◆ YOUR OBJECTIVE: Up to and including the line with "CartesianGrid, ReferenceLine, Label", write out the listing from its first line, minus the pictures.

◆ RAW DATA:
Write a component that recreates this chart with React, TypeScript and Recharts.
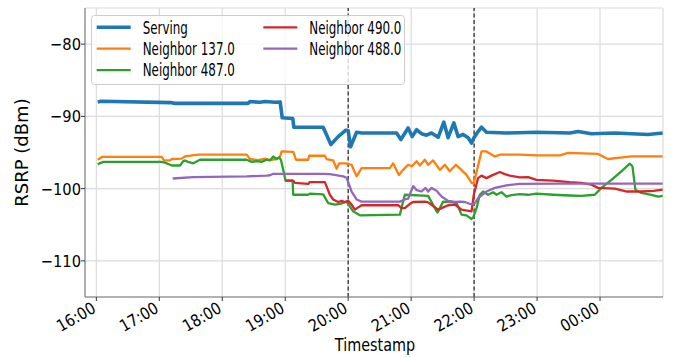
import React from 'react';
import { LineChart, Line, XAxis, YAxis, CartesianGrid, ReferenceLine, Label } from 'recharts';

// time in hours after 16:00, RSRP in dBm
const serving: [number, number][] = [
  [0.022, -88.0], [0.075, -87.9], [1.197, -88.1], [1.25, -88.2], [2.408, -88.2], [2.44, -87.95],
  [2.6, -88.05], [2.68, -87.95], [2.84, -88.05], [2.92, -88.0], [2.952, -90.2], [3.12, -90.3],
  [3.137, -91.5], [3.603, -91.5], [3.725, -93.9], [3.841, -92.8], [3.963, -91.9], [4.0, -92.0],
  [4.038, -94.2], [4.133, -92.2], [4.213, -92.3], [4.768, -92.3], [4.837, -93.2], [4.952, -91.6],
  [5.016, -92.8], [5.086, -91.85], [5.165, -92.4], [5.244, -92.6], [5.324, -92.3], [5.429, -92.9],
  [5.519, -90.8], [5.587, -92.95], [5.678, -90.9], [5.746, -92.8], [5.825, -92.5], [5.905, -92.95],
  [5.959, -93.7], [5.995, -93.0], [6.063, -92.1], [6.117, -91.5], [6.197, -92.2], [6.514, -92.3],
  [6.99, -92.2], [7.519, -92.3], [7.651, -92.1], [7.863, -92.4], [8.233, -92.3], [8.762, -92.5],
  [8.995, -92.3],
];

const neighbor137: [number, number][] = [
  [0.022, -96.0], [0.095, -95.6], [1.038, -95.6], [1.075, -96.1], [1.17, -96.1], [1.197, -95.9],
  [1.356, -95.85], [1.408, -95.55], [1.619, -95.3], [2.387, -95.3], [2.44, -95.9], [2.571, -96.05],
  [2.678, -95.85], [2.757, -96.05], [2.863, -95.9], [2.916, -95.6], [2.943, -94.85], [3.127, -94.9],
  [3.17, -96.0], [3.365, -96.0], [3.381, -95.45], [3.63, -95.45], [3.657, -95.9], [3.762, -96.1],
  [3.816, -97.25], [3.857, -96.5], [3.963, -96.5], [4.054, -96.7], [4.133, -98.3], [4.213, -97.15],
  [4.662, -97.15], [4.714, -96.5], [4.805, -98.1], [4.873, -97.4], [4.952, -96.7], [5.011, -96.9],
  [5.086, -96.2], [5.138, -96.8], [5.217, -96.0], [5.27, -96.7], [5.349, -96.1], [5.456, -97.4],
  [5.535, -96.7], [5.614, -97.6], [5.71, -96.7], [5.773, -97.2], [5.879, -98.1], [5.959, -99.2],
  [5.995, -99.3], [6.117, -94.85], [6.197, -94.85], [6.329, -95.55], [6.408, -95.3], [6.725, -95.3],
  [6.99, -95.4], [7.36, -95.4], [7.492, -95.05], [7.968, -95.2], [8.127, -95.9], [8.286, -95.75],
  [8.498, -95.55], [8.995, -95.55],
];

const neighbor487: [number, number][] = [
  [0.022, -96.6], [0.111, -96.3], [1.038, -96.3], [1.09, -96.4], [1.2, -96.8], [1.33, -96.8],
  [1.381, -96.2], [1.408, -96.1], [1.456, -96.3], [1.54, -96.5], [1.646, -96.0], [2.387, -96.0],
  [2.467, -96.3], [2.546, -96.2], [2.625, -96.3], [2.705, -96.0], [2.757, -96.1], [2.81, -95.55],
  [2.863, -95.9], [2.9, -95.7], [2.932, -96.0], [3.006, -98.9], [3.117, -98.9], [3.127, -100.85],
  [3.36, -100.85], [3.39, -100.7], [3.603, -100.8], [3.683, -102.0], [3.79, -102.2], [3.87, -102.1],
  [3.975, -101.8], [4.079, -103.15], [4.186, -103.7], [4.821, -103.6], [4.9, -100.85], [5.27, -101.0],
  [5.405, -103.15], [5.42, -103.3], [5.508, -101.8], [5.641, -101.85], [5.72, -102.0], [5.8, -103.6],
  [5.879, -103.7], [5.959, -104.2], [5.984, -104.0], [6.038, -102.7], [6.09, -100.85], [6.143, -100.4],
  [6.222, -100.85], [6.302, -100.5], [6.356, -100.85], [6.435, -100.5], [6.514, -101.1], [6.594, -100.9],
  [6.725, -100.75], [6.857, -100.85], [6.99, -100.7], [7.254, -100.85], [7.519, -100.95], [7.705, -101.0],
  [7.916, -100.85], [8.022, -99.9], [8.181, -98.8], [8.34, -97.6], [8.471, -96.55], [8.514, -96.9],
  [8.562, -100.15], [8.657, -100.6], [8.816, -100.85], [8.921, -101.1], [8.995, -101.0],
];

const neighbor490: [number, number][] = [
  [3.006, -98.9], [3.127, -98.9], [3.154, -99.2], [3.365, -99.35], [3.39, -99.1], [3.63, -99.1],
  [3.709, -100.85], [3.762, -101.5], [3.841, -101.85], [3.895, -101.7], [3.948, -101.85], [4.0, -101.7],
  [4.054, -102.2], [4.106, -102.9], [4.14, -102.7], [4.213, -102.3], [4.794, -102.3], [4.848, -102.7],
  [4.9, -102.7], [4.98, -102.1], [5.032, -101.85], [5.217, -101.8], [5.27, -101.9], [5.429, -102.9],
  [5.483, -102.7], [5.587, -102.3], [5.694, -102.2], [5.8, -102.9], [5.959, -103.15], [5.995, -100.85],
  [6.063, -98.55], [6.117, -98.2], [6.197, -98.55], [6.276, -98.2], [6.408, -97.7], [6.487, -98.0],
  [6.567, -98.2], [6.725, -98.45], [6.857, -98.4], [6.99, -98.8], [7.254, -98.9], [7.519, -99.1],
  [7.705, -99.2], [7.863, -99.45], [7.968, -99.9], [8.233, -100.0], [8.429, -100.4], [8.64, -100.4],
  [8.852, -100.3], [8.995, -100.15],
];

const neighbor488: [number, number][] = [
  [1.213, -98.6], [1.54, -98.4], [2.387, -98.3], [2.705, -98.2], [2.757, -98.15], [2.81, -97.95],
  [3.603, -97.95], [3.709, -98.0], [3.921, -98.3], [3.975, -98.5], [4.054, -100.4], [4.133, -101.5],
  [4.213, -101.8], [4.821, -101.8], [4.9, -101.5], [4.952, -101.4], [5.032, -99.65], [5.086, -100.2],
  [5.165, -100.4], [5.229, -99.9], [5.27, -100.4], [5.324, -99.9], [5.403, -100.3], [5.483, -101.1],
  [5.587, -101.7], [5.694, -101.85], [5.773, -101.8], [5.852, -101.85], [5.959, -102.2], [6.011, -102.0],
  [6.063, -101.3], [6.197, -100.4], [6.329, -99.9], [6.514, -99.55], [6.725, -99.35], [7.36, -99.3],
  [8.995, -99.3],
];

const xTicks = [0, 1, 2, 3, 4, 5, 6, 7, 8];
const xTickLabels = ['16:00', '17:00', '18:00', '19:00', '20:00', '21:00', '22:00', '23:00', '00:00'];
const yTicks = [-110, -100, -90, -80];
const eventMarks = [4, 6];

const seriesList = [
  { name: 'Serving', data: serving, color: '#1f77b4', width: 3.6 },
  { name: 'Neighbor 137.0', data: neighbor137, color: '#ff7f0e', width: 2.3 },
  { name: 'Neighbor 487.0', data: neighbor487, color: '#2ca02c', width: 2.3 },
  { name: 'Neighbor 490.0', data: neighbor490, color: '#d62728', width: 2.3 },
  { name: 'Neighbor 488.0', data: neighbor488, color: '#9467bd', width: 2.3 },
];

const FONT = '"DejaVu Sans", sans-serif';

const XTick = (props: any) => {
  const { x, y, payload } = props;
  const idx = xTicks.indexOf(payload.value);
  return (
    <g transform={`translate(${x - 5.5},${y}) rotate(-30) scale(0.875,1)`}>
      <text x={0} y={0} dy="0.73em" textAnchor="end" fontSize={16.5} fill="#000" fontFamily={FONT}>
        {idx >= 0 ? xTickLabels[idx] : ''}
      </text>
    </g>
  );
};

const YTick = (props: any) => {
  const { x, y, payload } = props;
  return (
    <g transform={`translate(${x},${y}) scale(0.89,1)`}>
      <text x={0} y={0} dy="0.36em" textAnchor="end" fontSize={16.5} fill="#000" fontFamily={FONT}>
        {`\u2212${Math.abs(payload.value)}`}
      </text>
    </g>
  );
};

const Legend = () => (
  <svg width={320} height={75} style={{ position: 'absolute', left: 91, top: 15 }}>
    <rect x={0.5} y={0.5} width={313} height={69} rx={3} fill="rgba(255,255,255,0.8)" stroke="#cccccc" />
    {seriesList.map((s, i) => {
      const col = i < 3 ? 0 : 1;
      const row = i < 3 ? i : i - 3;
      const cy = 12.3 + row * 21.4;
      const lx = 5.7 + col * 166.6;
      return (
        <g key={s.name}>
          <line x1={lx} x2={lx + 34} y1={cy} y2={cy} stroke={s.color} strokeWidth={s.width} />
          <g transform={`translate(${lx + 46},${cy + 6.2}) scale(0.7,1)`}>
            <text x={0} y={0} fontSize={17} fontFamily={FONT} fill="#000">{s.name}</text>
          </g>
        </g>
      );
    })}
  </svg>
);

export default function App() {
  return (
    <div style={{ position: 'absolute', left: 0, top: 0, width: 676, height: 358, background: '#fff' }}>
      <LineChart width={676} height={358} margin={{ top: 8, right: 13, bottom: 0, left: 0 }}>
        <CartesianGrid stroke="#dcdcdc" strokeWidth={1.2} />
        <XAxis
          dataKey="t"
          type="number"
          domain={[-0.18, 9.0]}
          ticks={xTicks}
          allowDataOverflow
          height={61}
          tick={<XTick />}
          tickSize={4}
          tickMargin={0}
          stroke="#777"
          tickLine={{ stroke: '#333' }}
          interval={0}
        >
          <Label
            content={(p: any) => {
              const vb = p.viewBox;
              return (
                <g transform={`translate(${vb.x + vb.width / 2 + 1},${vb.y + 54}) scale(0.8,1)`}>
                  <text x={0} y={0} textAnchor="middle" fontSize={18} fontFamily={FONT} fill="#000">Timestamp</text>
                </g>
              );
            }}
          />
        </XAxis>
        <XAxis xAxisId="top" orientation="top" type="number" domain={[-0.18, 9.0]} height={0} tick={false} tickLine={false} stroke="#777" />
        <YAxis
          type="number"
          domain={[-115, -75]}
          ticks={yTicks}
          width={85}
          tick={<YTick />}
          tickSize={4}
          tickMargin={0}
          stroke="#777"
          tickLine={{ stroke: '#333' }}
          interval={0}
        >
          <Label
            content={(p: any) => {
              const vb = p.viewBox;
              const cx = vb.x + 28;
              const cy = vb.y + vb.height / 2;
              return (
                <text x={cx} y={cy} transform={`rotate(-90 ${cx} ${cy})`} textAnchor="middle" fontSize={18} fontFamily={FONT} fill="#000">
                  RSRP (dBm)
                </text>
              );
            }}
          />
        </YAxis>
        <YAxis yAxisId="right" orientation="right" type="number" domain={[-115, -75]} width={0} tick={false} tickLine={false} stroke="#999" />
        {eventMarks.map((m) => (
          <ReferenceLine key={m} x={m} stroke="#333" strokeWidth={1.3} strokeDasharray="4 2.5" />
        ))}
        {seriesList.map((s) => (
          <Line
            key={s.name}
            data={s.data.map(([t, v]) => ({ t, v }))}
            dataKey="v"
            name={s.name}
            type="linear"
            stroke={s.color}
            strokeWidth={s.width}
            dot={false}
            activeDot={false}
            isAnimationActive={false}
            strokeLinejoin="round"
          />
        ))}
      </LineChart>
      <Legend />
    </div>
  );
}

◆ SOLUTION BELOW:
Write a component that recreates this chart with React, TypeScript and Recharts.
import React from 'react';
import { LineChart, Line, XAxis, YAxis, CartesianGrid, ReferenceLine, Label } from 'recharts';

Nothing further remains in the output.